IC50 values after incubation of A431 and HEK293 cells with S-1 and R-1 for 48 h

IC50 [μM]
	A431	HEK293
S-1	45.28 ± 10.21	13.47 ± 1.97
R-1	39.16 ± 7.95	12.10 ± 1.57
Cisplatin	7.8 ± 7.95	8.1 ± 7.95

In addition to the viability assessment with regard to human cells, the antibacterial activity of both compounds was evaluated in the batch cultures, Gram-positive B. subtilis (Fig. 4) as well as Gram-negative E. coli (Fig. S7†).

Fig. 4

Cell densities measured at a wavelength of 600 nm (OD600) during cultivation of Gram-positive B. subtilis in the presence of 10 μM (circle), 50 μM (rhombus) or 100 μM (square) of S-1 (A) and R-1 (B), respectively.

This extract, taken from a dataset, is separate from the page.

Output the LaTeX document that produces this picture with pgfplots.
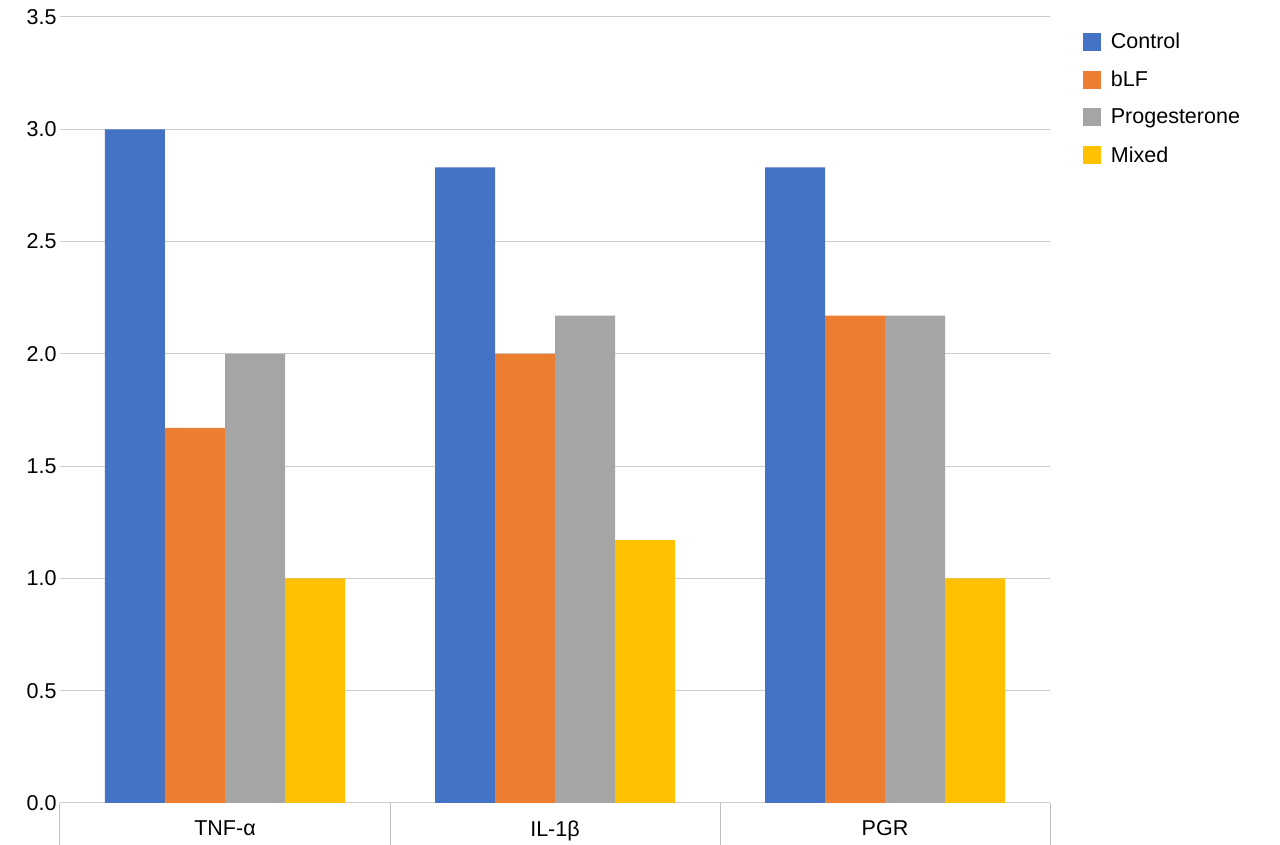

These analyses showed that both enantiomers possess comparable growth inhibitory effects towards the Gram-positive strain, but have no bactericidal activity against its Gram-negative counterpart. Incubation of B. subtilis in the presence of 50 or 100 μM of either S-1 or R-1 prevents their growth entirely, whereas addition of 10 μM of both substances led only to growth delay.

Conclusions

We have developed a high yield synthetic route to chiral Schiff-base pocket ligands. A pair of chiral Schiff-base Cu(ii)-clusters have been successfully prepared under aerobic conditions and these are the first examples of Cu(ii) coordination clusters captured in chiral Schiff-base pocket ligands. Single-crystal X-ray analysis shows that S-1 and R-1 are isostructural and crystallize in the polar space group P21 with Z = 2. The crystallization in a polar space group highlights the efficient transfer of chirality from the chiral Schiff-base ligand to the coordination compound which exhibit the expected mirror image spectra for the Cotton effect using CD spectroscopy. Both enantiomerically pure Cu(ii)-complexes exhibit anti-proliferative properties against human cell lines and anti-microbial activity against Gram-positive bacteria, although the observed effects of the complexes are independent of their chirality. Additionally, these Cu(ii) chiral complexes will be further investigated as catalysts for asymmetric reactions. In addition we plan to study complexes formed with other M(ii) ions.

Conflicts of interest

The authors declare no conflict of interest.